Traditional Classes vs. Online Learning: What Works Better for Dutch?
A traditional classroom or learning Dutch online? Ten years ago this was an easy question — classroom, obviously. Today it’s genuinely close, and for many learners online wins. Here’s an honest, no-hype comparison of what each format actually delivers.
Traditional classroom learning
The strengths:
- Structured curriculum and a clear path
- Face-to-face speaking practice with classmates
- A teacher who reads the room and adjusts
- Built-in accountability — you show up because others expect you
- Social connection with fellow learners
The weaknesses: fixed schedule (hard with a full-time job), fixed location (commuting eats time), one pace for everyone, and higher cost. Miss a class and you fall behind with no replay button.
Online learning
The strengths:
- Total flexibility — learn at 6am or midnight, anywhere
- Your own pace — slow down on hard topics, speed past easy ones
- Lower cost (often a fraction of classroom prices)
- Daily practice, not just weekly — the real driver of fluency
- AI feedback on pronunciation and speaking, instantly
- Replay and review anything, anytime
The weaknesses: requires self-discipline (no teacher chasing you), less spontaneous human interaction, and the temptation to skip days. Motivation is on you.
Side by side
| Classroom | Online | |
|---|---|---|
| Flexibility | Low | High |
| Cost | Higher | Lower |
| Daily practice | Hard | Easy |
| Human interaction | High | Lower (but improving with AI) |
| Pace | Group-led | Personalised |
| Accountability | Built-in | Self-driven |
The honest verdict
There’s no universal winner — it depends on you. Choose classroom if you need external accountability and thrive on social energy. Choose online if you have a busy or unpredictable schedule and enough self-discipline for daily practice. Best of all: combine them — an online app for daily reps, plus occasional classroom or conversation sessions for human practice.
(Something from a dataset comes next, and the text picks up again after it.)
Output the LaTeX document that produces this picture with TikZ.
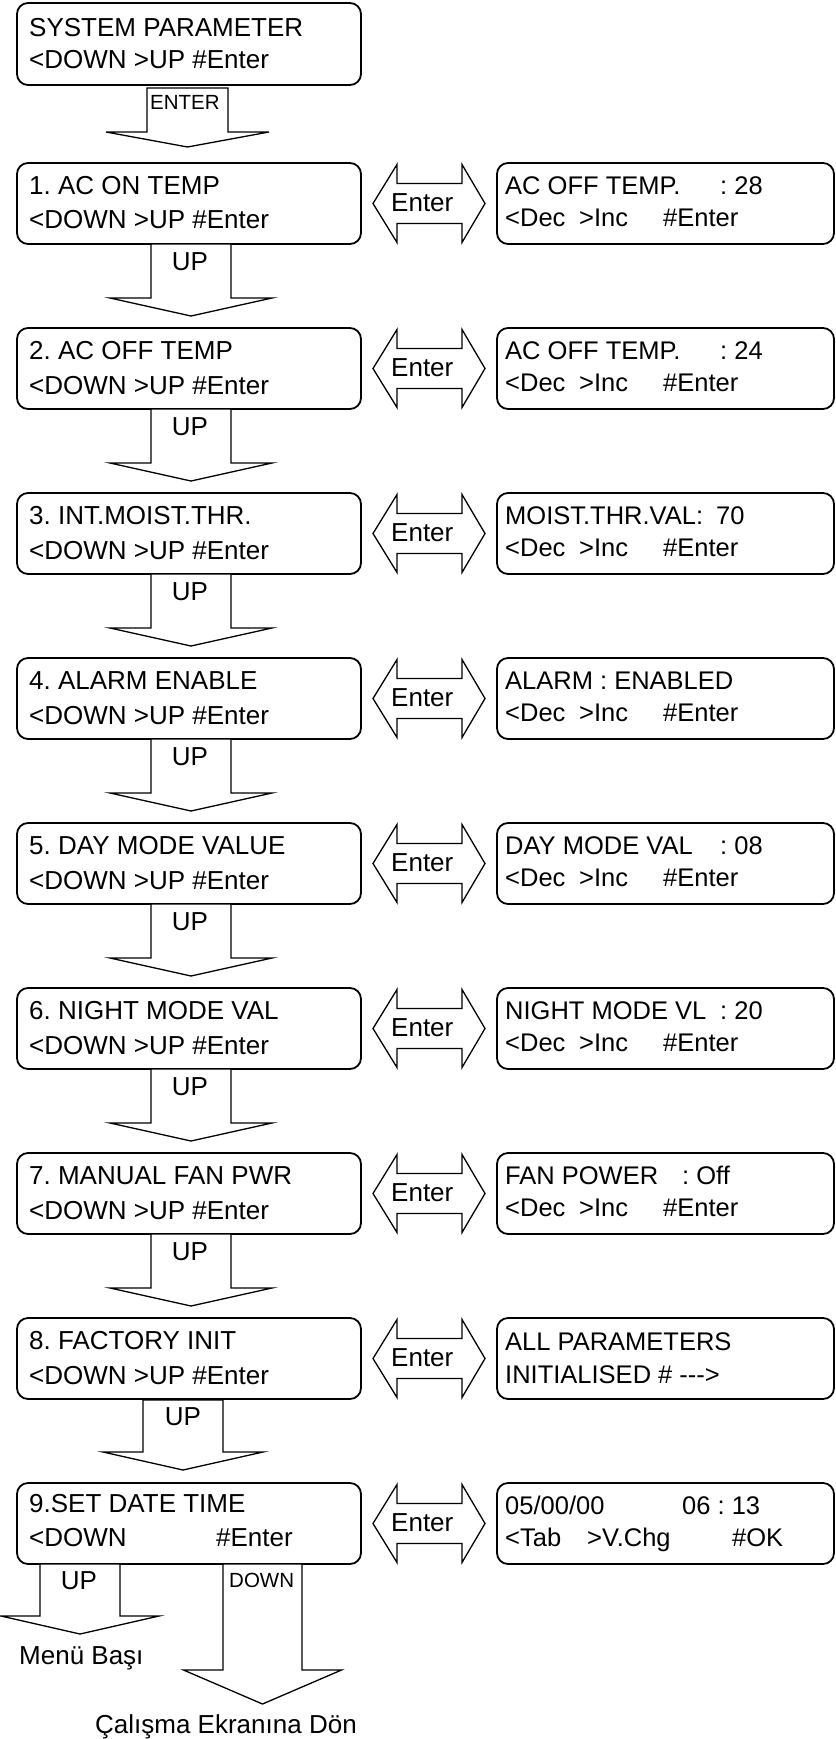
\documentclass[tikz,border=0pt]{standalone}
\usepackage{fontspec}
\setmainfont{Liberation Sans}
\usetikzlibrary{calc}
\frenchspacing
\tikzset{
  lcd/.style={draw, line width=1.8pt, rounded corners=11pt, minimum width=344pt, minimum height=81pt, anchor=north west, inner sep=0pt, outer sep=0pt},
  rcd/.style={lcd, minimum width=337pt},
  txt/.style={anchor=base west, inner sep=0pt, font=\fontsize{26}{30}\selectfont},
  rtxt/.style={txt, font=\fontsize{25.5}{30}\selectfont},
  lbl/.style={anchor=base, inner sep=0pt, font=\fontsize{26}{30}\selectfont},
  elbl/.style={anchor=base west, inner sep=0pt, font=\fontsize{26}{30}\selectfont},
  slbl/.style={anchor=base west, inner sep=0pt, font=\fontsize{20.5}{24}\selectfont},
  blk/.style={draw, line width=1.3pt, fill=white, line join=miter},
}
% block arrow pointing down: #1 node, #2 x offset of shaft centre from its south west corner,
% #3 half shaft width, #4 half head width, #5 shaft length, #6 head depth, #7 gap below node
\newcommand\blkdown[7]{%
  \draw[blk] let \p1=($(#1.south west)+(#2,#7)$) in
    (\x1-#3pt,\y1) -- (\x1-#3pt,\y1-#5pt) -- (\x1-#4pt,\y1-#5pt) -- (\x1,\y1-#5pt-#6pt)
    -- (\x1+#4pt,\y1-#5pt) -- (\x1+#3pt,\y1-#5pt) -- (\x1+#3pt,\y1) -- cycle;}
% double block arrow between two nodes
\newcommand\blkboth[2]{%
  \draw[blk] let \p1=(#1.east), \p2=(#2.west) in
    (\x1+12pt,\y1) -- (\x1+36pt,\y1+39pt) -- (\x1+36pt,\y1+20pt) -- (\x2-35pt,\y1+20pt)
    -- (\x2-35pt,\y1+39pt) -- (\x2-12pt,\y1) -- (\x2-35pt,\y1-39pt) -- (\x2-35pt,\y1-20pt)
    -- (\x1+36pt,\y1-20pt) -- (\x1+36pt,\y1-39pt) -- cycle;}
\begin{document}
\begin{tikzpicture}[x=1pt,y=-1pt]
\useasboundingbox (0,0) rectangle (835,1739);
% top screen
\node[lcd, minimum height=82pt] (S) at (17,3) {};
\blkdown{S}{170.5}{40.5}{81.5}{44}{15}{3}
\node[txt] (Sa) at ($(S.north west)+(12,34)$) {SYSTEM PARAMETER};
\node[txt] (Sb) at ($(S.north west)+(12,66)$) {<DOWN >UP \#Enter};
\node[slbl] (Sent) at ($(S.south west)+(133,25)$) {ENTER};
% rows 1..7
\foreach \r/\ti/\ro in {
  1/{1. AC ON TEMP}/{\makebox[215pt][l]{AC OFF TEMP.}: 28},
  2/{2. AC OFF TEMP}/{\makebox[215pt][l]{AC OFF TEMP.}: 24},
  3/{3. INT.MOIST.THR.}/{MOIST.THR.VAL:\hspace{13pt}70},
  4/{4. ALARM ENABLE}/{ALARM : ENABLED},
  5/{5. DAY MODE VALUE}/{\makebox[215pt][l]{DAY MODE VAL}: 08},
  6/{6. NIGHT MODE VAL}/{\makebox[215pt][l]{NIGHT MODE VL}: 20},
  7/{7. MANUAL FAN PWR}/{\makebox[177pt][l]{FAN POWER}: Off}}{
  \pgfmathsetmacro\T{163+165*(\r-1)}
  \node[lcd] (L\r) at (17,\T) {};
  \node[rcd] (R\r) at (497,\T) {};
  \blkboth{L\r}{R\r}
  \blkdown{L\r}{174}{40}{81}{54}{18}{0}
  \node[txt] (L\r-a) at ($(L\r.north west)+(12,31)$) {\ti};
  \node[txt] (L\r-b) at ($(L\r.north west)+(12,66)$) {<DOWN >UP \#Enter};
  \node[rtxt] (R\r-a) at ($(R\r.north west)+(8,31)$) {\ro};
  \node[rtxt] (R\r-b) at ($(R\r.north west)+(8,63)$) {\makebox[74pt][l]{<Dec}\makebox[84pt][l]{>Inc}\#Enter};
  \node[elbl] (E\r) at ($(L\r.east)+(30,8)$) {Enter};
  \node[lbl] (U\r) at ($(L\r.south west)+(173,26)$) {UP};
}
% row 8
\node[lcd] (L8) at (17,1318) {};
\node[rcd] (R8) at (497,1318) {};
\blkboth{L8}{R8}
\blkdown{L8}{166}{40}{80}{52}{18}{1}
\node[txt] (L8-a) at ($(L8.north west)+(12,31)$) {8. FACTORY INIT};
\node[txt] (L8-b) at ($(L8.north west)+(12,66)$) {<DOWN >UP \#Enter};
\node[rtxt] (R8-a) at ($(R8.north west)+(8,32)$) {ALL PARAMETERS};
\node[rtxt] (R8-b) at ($(R8.north west)+(8,65)$) {INITIALISED \# -{}-{}->};
\node[elbl] (E8) at ($(L8.east)+(30,8)$) {Enter};
\node[lbl] (U8) at ($(L8.south west)+(166,26)$) {UP};
% row 9
\node[lcd] (L9) at (17,1483) {};
\node[rcd] (R9) at (497,1483) {};
\blkboth{L9}{R9}
\blkdown{L9}{63}{40}{79}{52}{18}{0}
\blkdown{L9}{245.5}{39.5}{79}{106}{34}{0}
\node[txt] (L9-a) at ($(L9.north west)+(12,29)$) {9.SET DATE TIME};
\node[txt] (L9-b) at ($(L9.north west)+(12,63)$) {\makebox[187pt][l]{<DOWN}\#Enter};
\node[rtxt] (R9-a) at ($(R9.north west)+(8,31)$) {\makebox[177pt][l]{05/00/00}06 : 13};
\node[rtxt] (R9-b) at ($(R9.north west)+(8,63)$) {\makebox[82pt][l]{<Tab}\makebox[145pt][l]{>V.Chg}\#OK};
\node[elbl] (E9) at ($(L9.east)+(30,8)$) {Enter};
\node[lbl] (U9) at ($(L9.south west)+(62,25)$) {UP};
\node[slbl] (D9) at ($(L9.south west)+(212,23)$) {DOWN};
\node[txt] (menu) at ($(L9.south west)+(2,100)$) {Menü Başı};
\node[txt] (calis) at ($(L9.south west)+(78,169)$) {Çalışma Ekranına Dön};
\end{tikzpicture}
\end{document}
Online learning that fits your life
Dutch Daily makes daily practice effortless — bite-sized AI lessons, scenario conversation, pronunciation training, whenever and wherever suits you. Free to start.
Try Dutch Daily →Frequently asked questions
Is online Dutch learning as effective as classroom?
For many learners, yes — and sometimes more so, because online makes daily practice realistic. The trade-off is you need self-discipline. Classroom wins on built-in accountability and spontaneous human interaction.
Can I become fluent in Dutch fully online?
Yes, especially with tools that include AI speaking practice. Many learners reach B1–B2 online. Adding some real human conversation (a tandem partner or occasional class) rounds out the cultural and unpredictable side.
Which is cheaper?
Online is almost always cheaper — apps and online courses cost a fraction of in-person classroom tuition, with no commuting costs or fixed multi-week commitments.